** Start Records for this task **

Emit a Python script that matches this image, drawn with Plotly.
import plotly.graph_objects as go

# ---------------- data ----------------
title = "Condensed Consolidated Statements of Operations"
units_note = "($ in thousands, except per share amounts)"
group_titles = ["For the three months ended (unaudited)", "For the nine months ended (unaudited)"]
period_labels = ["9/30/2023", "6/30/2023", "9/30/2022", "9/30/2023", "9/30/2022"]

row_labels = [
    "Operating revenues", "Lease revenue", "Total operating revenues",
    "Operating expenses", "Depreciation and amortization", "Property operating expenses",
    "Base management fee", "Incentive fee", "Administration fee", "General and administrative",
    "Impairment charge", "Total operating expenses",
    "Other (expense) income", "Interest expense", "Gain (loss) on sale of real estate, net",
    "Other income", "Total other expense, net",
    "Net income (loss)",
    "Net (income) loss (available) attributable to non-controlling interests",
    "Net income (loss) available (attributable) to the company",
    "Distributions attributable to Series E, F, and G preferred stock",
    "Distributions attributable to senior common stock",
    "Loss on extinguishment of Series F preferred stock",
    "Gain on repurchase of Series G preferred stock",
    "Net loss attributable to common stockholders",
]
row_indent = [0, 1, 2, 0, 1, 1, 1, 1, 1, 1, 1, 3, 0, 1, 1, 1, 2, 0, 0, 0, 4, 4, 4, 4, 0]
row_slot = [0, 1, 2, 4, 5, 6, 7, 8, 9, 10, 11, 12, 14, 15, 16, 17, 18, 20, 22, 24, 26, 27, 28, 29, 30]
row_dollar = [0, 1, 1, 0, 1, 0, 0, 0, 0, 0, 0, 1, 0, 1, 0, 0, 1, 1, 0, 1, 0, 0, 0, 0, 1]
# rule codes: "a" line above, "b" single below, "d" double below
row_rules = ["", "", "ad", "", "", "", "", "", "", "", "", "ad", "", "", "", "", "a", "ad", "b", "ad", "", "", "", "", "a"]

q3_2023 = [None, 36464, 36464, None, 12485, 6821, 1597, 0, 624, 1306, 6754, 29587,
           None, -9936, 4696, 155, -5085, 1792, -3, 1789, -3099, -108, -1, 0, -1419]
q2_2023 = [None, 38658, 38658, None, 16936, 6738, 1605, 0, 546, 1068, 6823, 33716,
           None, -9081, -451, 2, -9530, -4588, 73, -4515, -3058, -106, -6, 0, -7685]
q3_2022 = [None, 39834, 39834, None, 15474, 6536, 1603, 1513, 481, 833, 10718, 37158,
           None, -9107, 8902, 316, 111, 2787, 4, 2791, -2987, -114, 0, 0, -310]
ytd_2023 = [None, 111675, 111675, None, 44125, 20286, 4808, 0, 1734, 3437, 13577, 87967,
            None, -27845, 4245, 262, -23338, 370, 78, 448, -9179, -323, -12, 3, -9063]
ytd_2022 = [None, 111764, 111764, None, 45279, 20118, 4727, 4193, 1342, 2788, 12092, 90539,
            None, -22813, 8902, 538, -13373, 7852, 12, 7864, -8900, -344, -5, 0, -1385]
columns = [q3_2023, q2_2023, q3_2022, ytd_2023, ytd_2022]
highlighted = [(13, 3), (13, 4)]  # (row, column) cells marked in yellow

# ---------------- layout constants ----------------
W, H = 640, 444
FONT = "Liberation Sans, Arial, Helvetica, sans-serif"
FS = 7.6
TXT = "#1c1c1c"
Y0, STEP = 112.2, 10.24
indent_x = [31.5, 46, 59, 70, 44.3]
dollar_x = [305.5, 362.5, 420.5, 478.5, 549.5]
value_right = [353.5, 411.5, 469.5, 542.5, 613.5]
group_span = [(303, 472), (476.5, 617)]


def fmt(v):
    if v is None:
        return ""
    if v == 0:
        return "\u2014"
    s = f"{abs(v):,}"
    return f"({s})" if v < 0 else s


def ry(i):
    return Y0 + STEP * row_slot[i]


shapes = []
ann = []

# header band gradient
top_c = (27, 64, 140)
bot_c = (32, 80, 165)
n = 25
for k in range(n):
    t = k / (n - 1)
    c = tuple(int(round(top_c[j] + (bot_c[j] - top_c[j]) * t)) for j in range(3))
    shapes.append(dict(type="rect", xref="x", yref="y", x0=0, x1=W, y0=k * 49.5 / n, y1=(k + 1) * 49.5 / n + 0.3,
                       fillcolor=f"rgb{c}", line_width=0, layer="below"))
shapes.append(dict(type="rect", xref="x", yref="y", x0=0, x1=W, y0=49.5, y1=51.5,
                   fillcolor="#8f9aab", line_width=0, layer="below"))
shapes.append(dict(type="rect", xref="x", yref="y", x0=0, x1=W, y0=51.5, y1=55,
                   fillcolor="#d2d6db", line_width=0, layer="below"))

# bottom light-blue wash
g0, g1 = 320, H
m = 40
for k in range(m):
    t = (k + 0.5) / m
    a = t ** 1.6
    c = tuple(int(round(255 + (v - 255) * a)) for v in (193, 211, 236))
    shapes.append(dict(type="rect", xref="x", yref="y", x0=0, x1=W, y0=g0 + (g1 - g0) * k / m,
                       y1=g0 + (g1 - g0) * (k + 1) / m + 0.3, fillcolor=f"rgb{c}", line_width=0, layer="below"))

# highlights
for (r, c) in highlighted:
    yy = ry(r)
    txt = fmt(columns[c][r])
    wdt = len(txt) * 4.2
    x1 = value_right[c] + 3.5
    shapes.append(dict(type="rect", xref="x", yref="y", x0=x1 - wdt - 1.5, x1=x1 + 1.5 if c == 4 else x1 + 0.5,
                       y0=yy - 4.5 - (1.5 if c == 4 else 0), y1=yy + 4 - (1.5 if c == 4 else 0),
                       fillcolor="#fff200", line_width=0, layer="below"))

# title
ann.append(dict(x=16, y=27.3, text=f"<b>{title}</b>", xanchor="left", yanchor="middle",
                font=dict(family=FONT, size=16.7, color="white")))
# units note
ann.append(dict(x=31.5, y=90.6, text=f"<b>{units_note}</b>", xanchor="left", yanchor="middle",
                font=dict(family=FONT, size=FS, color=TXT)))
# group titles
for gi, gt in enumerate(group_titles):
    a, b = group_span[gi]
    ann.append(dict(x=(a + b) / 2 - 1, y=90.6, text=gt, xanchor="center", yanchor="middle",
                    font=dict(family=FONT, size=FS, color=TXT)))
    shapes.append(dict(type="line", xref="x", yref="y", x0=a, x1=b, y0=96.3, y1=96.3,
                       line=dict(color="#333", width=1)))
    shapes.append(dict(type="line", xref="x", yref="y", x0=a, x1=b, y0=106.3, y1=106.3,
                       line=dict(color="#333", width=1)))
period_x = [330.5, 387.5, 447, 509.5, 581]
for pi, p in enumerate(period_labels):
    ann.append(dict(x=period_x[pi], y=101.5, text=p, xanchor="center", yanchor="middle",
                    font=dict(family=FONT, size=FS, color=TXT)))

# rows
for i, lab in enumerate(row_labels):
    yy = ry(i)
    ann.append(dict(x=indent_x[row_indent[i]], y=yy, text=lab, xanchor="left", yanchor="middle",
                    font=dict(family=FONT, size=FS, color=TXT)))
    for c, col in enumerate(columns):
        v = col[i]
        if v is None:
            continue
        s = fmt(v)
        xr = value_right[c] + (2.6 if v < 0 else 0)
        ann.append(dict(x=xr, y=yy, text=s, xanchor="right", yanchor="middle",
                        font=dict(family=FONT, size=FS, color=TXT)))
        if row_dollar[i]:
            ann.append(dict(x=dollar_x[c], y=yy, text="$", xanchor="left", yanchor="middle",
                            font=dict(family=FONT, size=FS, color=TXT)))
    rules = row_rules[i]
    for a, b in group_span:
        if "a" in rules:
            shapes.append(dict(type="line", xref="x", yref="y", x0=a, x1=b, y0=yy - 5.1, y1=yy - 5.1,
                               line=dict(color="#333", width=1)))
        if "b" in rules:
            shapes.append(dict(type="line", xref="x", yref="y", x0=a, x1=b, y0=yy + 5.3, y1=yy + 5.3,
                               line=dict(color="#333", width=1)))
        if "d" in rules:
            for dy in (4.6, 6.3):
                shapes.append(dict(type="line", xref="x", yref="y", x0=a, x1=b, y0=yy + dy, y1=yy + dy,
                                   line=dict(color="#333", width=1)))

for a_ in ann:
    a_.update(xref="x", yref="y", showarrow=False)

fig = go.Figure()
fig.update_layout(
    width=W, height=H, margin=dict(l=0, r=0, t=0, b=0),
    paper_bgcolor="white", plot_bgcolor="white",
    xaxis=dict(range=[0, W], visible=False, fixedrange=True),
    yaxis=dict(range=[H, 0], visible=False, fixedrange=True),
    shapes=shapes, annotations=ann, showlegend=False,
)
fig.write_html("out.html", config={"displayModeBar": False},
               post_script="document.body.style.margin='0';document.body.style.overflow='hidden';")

** End Records for this task **
** Start Records for this task **

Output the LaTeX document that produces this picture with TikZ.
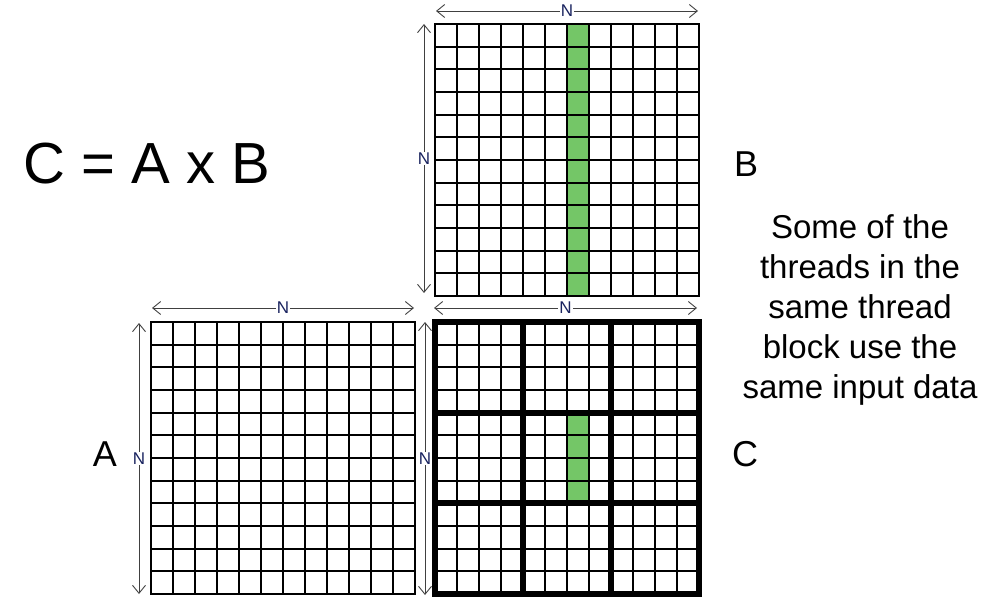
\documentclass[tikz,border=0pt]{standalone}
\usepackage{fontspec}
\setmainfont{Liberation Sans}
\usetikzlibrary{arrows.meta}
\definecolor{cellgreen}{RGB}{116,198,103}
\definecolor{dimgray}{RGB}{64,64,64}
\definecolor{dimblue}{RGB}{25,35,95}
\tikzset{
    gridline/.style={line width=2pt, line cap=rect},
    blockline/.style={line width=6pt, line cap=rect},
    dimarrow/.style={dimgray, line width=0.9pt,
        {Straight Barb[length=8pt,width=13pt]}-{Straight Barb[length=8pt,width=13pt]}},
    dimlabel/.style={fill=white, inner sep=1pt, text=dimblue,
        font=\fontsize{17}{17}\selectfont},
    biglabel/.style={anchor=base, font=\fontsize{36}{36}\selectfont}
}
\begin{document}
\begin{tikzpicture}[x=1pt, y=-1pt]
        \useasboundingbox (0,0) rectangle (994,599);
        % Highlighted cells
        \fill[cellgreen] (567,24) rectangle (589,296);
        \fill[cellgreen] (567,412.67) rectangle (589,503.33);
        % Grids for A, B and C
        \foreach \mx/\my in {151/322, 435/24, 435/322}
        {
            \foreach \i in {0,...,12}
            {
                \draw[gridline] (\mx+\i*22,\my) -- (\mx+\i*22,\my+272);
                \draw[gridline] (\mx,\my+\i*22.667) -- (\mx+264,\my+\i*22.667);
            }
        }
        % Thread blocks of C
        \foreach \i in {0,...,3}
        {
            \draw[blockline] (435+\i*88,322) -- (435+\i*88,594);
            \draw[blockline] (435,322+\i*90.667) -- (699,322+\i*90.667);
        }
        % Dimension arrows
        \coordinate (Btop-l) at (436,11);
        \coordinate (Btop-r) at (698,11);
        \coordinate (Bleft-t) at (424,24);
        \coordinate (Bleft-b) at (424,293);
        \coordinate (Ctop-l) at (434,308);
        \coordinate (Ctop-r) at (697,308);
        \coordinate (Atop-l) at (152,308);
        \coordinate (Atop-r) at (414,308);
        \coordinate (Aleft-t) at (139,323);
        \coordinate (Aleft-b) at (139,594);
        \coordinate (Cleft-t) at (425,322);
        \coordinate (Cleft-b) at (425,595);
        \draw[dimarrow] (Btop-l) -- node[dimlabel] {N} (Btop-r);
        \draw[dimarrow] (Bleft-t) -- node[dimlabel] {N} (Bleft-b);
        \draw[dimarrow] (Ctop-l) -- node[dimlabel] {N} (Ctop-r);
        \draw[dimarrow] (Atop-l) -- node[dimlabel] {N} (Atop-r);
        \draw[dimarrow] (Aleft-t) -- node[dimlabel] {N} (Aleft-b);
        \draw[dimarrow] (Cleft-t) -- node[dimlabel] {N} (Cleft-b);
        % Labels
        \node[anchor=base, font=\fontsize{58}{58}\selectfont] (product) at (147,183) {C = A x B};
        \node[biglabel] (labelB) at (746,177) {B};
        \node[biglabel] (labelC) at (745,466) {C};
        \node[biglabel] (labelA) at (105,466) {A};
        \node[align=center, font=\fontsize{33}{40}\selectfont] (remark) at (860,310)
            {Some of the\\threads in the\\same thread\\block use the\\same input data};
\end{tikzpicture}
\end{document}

** End Records for this task **

• _Aim of the task_:
From the records above, quote only the lines running from the line with "Emit a Python" to the line with "import plotly.graph_objects as go", both lines included.

• _Answer to this task_:
Emit a Python script that matches this image, drawn with Plotly.
import plotly.graph_objects as go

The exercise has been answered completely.